Task prompt :: Scan the data below and pick out the lines containing the word "that".

— start —

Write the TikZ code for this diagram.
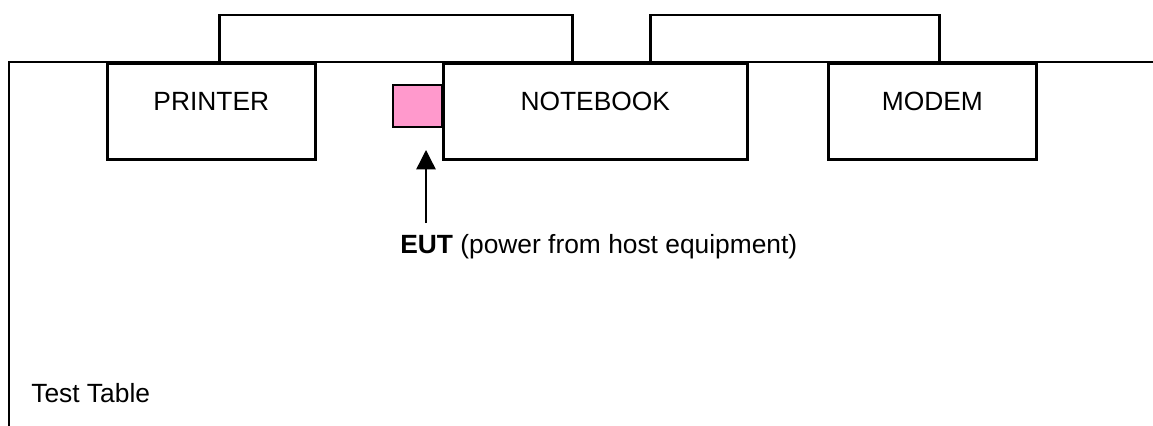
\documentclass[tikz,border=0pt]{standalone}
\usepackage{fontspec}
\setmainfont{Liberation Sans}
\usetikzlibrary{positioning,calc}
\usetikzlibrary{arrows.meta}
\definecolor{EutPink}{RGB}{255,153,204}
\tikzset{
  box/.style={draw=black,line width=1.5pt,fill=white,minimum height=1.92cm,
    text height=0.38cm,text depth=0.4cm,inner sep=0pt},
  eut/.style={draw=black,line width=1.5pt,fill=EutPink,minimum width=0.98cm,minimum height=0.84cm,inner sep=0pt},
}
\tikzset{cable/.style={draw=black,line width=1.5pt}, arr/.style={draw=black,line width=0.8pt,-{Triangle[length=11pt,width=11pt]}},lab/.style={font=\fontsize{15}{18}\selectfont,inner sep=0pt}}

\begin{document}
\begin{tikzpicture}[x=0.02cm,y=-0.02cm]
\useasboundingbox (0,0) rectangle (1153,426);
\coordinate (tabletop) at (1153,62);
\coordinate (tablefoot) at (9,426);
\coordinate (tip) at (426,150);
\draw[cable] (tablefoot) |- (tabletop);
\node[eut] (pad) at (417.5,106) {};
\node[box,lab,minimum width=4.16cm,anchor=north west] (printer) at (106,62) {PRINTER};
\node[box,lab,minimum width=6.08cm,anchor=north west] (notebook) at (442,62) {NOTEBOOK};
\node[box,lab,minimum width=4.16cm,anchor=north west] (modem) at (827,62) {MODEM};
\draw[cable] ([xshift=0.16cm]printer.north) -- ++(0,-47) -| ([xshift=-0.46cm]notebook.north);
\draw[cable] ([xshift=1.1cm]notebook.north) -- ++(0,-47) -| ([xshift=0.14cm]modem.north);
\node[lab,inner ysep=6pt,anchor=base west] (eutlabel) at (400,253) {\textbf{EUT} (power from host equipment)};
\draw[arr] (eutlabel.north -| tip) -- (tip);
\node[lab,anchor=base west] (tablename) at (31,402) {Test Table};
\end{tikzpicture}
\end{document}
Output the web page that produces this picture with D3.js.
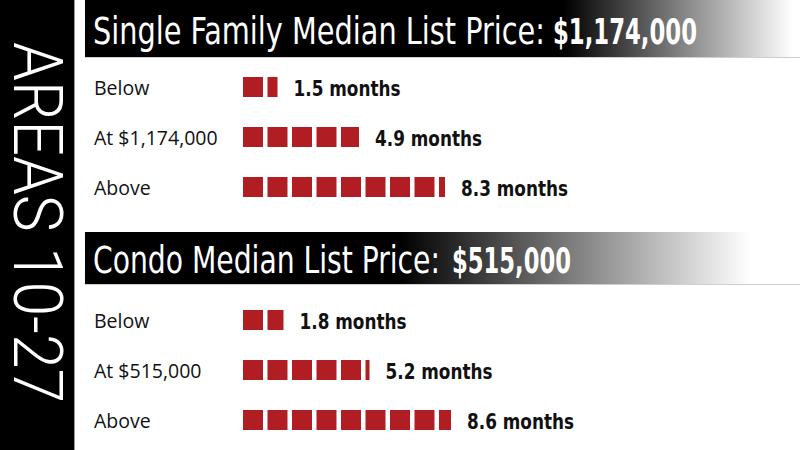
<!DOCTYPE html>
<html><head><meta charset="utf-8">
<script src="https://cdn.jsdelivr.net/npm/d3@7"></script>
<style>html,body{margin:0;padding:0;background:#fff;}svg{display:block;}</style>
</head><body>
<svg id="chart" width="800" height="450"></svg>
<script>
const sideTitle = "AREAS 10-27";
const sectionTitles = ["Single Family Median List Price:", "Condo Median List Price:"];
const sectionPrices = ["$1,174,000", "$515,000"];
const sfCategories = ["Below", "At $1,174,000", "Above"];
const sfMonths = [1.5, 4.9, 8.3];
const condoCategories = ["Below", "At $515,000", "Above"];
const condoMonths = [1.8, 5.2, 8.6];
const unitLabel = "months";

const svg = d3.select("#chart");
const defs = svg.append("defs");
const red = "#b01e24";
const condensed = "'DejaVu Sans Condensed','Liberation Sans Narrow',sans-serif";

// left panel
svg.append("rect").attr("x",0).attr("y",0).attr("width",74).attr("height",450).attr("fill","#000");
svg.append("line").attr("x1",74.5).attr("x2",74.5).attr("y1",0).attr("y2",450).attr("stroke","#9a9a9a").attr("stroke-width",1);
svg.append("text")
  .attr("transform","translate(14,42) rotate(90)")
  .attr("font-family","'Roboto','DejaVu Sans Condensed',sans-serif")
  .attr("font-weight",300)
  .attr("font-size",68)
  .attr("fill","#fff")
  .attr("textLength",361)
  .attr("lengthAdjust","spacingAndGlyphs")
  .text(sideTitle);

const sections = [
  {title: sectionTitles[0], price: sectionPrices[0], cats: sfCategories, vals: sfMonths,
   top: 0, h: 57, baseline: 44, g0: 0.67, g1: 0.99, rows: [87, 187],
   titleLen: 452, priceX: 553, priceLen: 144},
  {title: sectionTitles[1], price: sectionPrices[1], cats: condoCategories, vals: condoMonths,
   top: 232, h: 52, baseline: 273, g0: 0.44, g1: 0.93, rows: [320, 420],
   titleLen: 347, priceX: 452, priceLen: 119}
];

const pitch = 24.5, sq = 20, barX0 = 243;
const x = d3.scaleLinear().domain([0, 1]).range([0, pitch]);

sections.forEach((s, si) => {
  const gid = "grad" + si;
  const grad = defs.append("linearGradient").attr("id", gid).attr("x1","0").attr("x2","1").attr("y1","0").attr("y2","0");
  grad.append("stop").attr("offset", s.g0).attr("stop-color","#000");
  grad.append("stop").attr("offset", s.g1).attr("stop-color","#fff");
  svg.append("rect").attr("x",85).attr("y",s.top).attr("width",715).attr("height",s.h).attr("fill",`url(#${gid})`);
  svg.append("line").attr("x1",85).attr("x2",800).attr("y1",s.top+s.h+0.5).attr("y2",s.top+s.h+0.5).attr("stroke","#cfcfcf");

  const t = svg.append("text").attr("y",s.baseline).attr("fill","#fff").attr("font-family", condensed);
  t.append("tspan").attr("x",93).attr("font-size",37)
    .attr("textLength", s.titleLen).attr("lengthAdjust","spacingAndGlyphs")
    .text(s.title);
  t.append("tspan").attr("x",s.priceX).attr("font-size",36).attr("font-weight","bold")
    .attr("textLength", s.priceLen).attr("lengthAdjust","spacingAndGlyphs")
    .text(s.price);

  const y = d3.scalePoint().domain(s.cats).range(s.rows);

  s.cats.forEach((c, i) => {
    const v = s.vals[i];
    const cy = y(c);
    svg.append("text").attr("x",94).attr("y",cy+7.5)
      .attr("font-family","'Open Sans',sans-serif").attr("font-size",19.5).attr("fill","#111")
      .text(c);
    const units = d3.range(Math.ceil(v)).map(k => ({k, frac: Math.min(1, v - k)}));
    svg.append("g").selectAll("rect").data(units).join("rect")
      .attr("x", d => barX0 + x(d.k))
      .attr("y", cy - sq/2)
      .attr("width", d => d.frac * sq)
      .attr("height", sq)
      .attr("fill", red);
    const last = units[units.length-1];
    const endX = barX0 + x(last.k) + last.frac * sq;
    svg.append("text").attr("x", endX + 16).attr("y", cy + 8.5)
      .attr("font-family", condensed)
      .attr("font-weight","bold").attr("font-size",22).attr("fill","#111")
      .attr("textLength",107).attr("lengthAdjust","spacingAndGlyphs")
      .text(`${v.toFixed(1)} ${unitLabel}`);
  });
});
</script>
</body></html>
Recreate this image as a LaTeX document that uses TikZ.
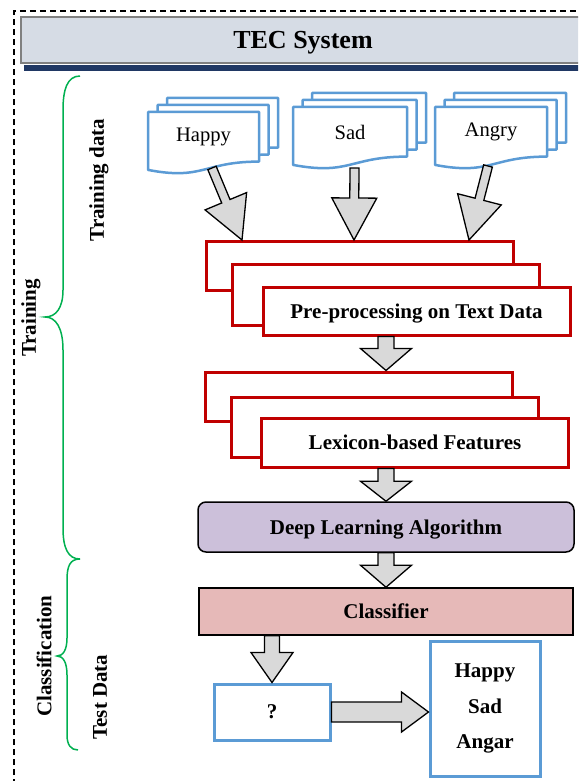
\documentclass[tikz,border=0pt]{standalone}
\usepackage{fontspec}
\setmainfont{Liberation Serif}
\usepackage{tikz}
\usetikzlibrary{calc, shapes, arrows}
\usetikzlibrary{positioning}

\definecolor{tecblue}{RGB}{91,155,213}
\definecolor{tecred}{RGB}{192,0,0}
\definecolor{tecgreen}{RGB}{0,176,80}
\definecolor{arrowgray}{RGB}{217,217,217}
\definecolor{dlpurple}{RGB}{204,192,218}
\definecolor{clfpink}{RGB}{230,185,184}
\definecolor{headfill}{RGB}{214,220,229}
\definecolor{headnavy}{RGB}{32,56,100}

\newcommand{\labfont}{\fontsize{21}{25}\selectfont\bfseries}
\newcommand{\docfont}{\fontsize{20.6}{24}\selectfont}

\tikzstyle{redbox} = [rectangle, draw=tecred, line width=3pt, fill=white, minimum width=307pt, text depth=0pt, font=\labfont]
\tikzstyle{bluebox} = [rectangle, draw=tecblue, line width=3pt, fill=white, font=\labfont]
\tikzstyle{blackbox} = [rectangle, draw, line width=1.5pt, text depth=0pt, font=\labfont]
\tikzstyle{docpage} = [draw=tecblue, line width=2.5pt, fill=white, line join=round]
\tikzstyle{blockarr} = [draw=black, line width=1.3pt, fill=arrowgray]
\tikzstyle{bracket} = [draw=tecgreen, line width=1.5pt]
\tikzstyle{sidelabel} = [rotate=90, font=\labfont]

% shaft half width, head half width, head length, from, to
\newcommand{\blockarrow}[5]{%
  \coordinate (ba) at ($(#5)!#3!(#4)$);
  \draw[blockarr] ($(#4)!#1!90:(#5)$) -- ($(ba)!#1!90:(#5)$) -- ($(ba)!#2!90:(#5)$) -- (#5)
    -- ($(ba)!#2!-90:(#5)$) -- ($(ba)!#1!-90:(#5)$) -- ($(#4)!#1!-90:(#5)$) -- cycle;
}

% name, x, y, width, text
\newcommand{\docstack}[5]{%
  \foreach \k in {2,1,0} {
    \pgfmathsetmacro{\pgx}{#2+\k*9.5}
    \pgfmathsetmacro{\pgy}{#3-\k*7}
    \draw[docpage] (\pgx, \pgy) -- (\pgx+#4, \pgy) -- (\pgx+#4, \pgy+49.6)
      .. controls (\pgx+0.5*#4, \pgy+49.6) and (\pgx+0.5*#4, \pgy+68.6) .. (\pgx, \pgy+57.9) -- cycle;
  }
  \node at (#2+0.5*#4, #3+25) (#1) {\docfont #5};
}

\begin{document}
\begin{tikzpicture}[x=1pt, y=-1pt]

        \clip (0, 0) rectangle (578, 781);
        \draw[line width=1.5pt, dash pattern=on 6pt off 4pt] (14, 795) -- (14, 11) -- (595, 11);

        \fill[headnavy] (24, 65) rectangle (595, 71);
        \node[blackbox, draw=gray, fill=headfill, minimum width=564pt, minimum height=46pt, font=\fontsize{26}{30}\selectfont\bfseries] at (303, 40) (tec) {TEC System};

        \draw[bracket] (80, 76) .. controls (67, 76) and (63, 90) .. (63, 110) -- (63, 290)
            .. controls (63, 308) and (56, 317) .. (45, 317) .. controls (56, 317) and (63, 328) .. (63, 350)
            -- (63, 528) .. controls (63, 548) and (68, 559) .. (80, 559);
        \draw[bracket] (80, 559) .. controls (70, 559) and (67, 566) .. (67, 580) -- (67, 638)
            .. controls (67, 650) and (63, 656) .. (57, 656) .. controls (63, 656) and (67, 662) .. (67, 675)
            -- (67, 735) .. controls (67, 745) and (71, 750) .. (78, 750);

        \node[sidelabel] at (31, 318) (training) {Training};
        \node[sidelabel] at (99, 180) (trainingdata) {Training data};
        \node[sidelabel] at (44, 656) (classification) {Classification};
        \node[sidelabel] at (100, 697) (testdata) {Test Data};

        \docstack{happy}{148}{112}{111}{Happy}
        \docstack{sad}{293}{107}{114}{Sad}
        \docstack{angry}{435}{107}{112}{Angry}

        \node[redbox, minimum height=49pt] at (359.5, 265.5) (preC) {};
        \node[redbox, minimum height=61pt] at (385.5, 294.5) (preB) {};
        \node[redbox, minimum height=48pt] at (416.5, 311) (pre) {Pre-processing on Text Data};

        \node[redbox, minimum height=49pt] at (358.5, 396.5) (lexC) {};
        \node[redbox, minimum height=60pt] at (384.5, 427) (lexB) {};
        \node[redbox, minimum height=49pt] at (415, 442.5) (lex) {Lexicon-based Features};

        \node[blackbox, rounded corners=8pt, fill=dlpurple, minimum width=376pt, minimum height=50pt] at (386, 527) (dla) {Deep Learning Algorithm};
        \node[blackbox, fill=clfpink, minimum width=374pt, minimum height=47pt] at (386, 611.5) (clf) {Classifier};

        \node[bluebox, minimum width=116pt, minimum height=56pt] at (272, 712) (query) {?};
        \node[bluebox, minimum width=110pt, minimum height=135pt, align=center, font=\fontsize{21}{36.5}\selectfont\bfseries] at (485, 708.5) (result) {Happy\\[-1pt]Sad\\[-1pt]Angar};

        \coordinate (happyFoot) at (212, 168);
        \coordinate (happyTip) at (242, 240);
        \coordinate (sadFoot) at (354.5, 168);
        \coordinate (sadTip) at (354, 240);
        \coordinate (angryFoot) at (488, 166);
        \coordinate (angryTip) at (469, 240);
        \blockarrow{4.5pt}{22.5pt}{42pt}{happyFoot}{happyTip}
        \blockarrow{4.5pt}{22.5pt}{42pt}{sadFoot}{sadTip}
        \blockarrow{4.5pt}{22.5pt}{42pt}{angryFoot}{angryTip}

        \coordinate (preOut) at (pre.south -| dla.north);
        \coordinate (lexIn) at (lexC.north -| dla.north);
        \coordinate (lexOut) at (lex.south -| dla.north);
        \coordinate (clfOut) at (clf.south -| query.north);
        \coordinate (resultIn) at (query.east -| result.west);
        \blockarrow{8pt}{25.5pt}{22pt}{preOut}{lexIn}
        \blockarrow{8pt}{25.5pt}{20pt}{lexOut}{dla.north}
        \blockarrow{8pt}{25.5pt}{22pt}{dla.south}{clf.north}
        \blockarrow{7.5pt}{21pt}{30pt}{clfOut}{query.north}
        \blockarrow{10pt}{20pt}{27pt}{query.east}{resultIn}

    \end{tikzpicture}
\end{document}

— end —

Reply to the exercise ::
Output the web page that produces this picture with D3.js.
Recreate this image as a LaTeX document that uses TikZ.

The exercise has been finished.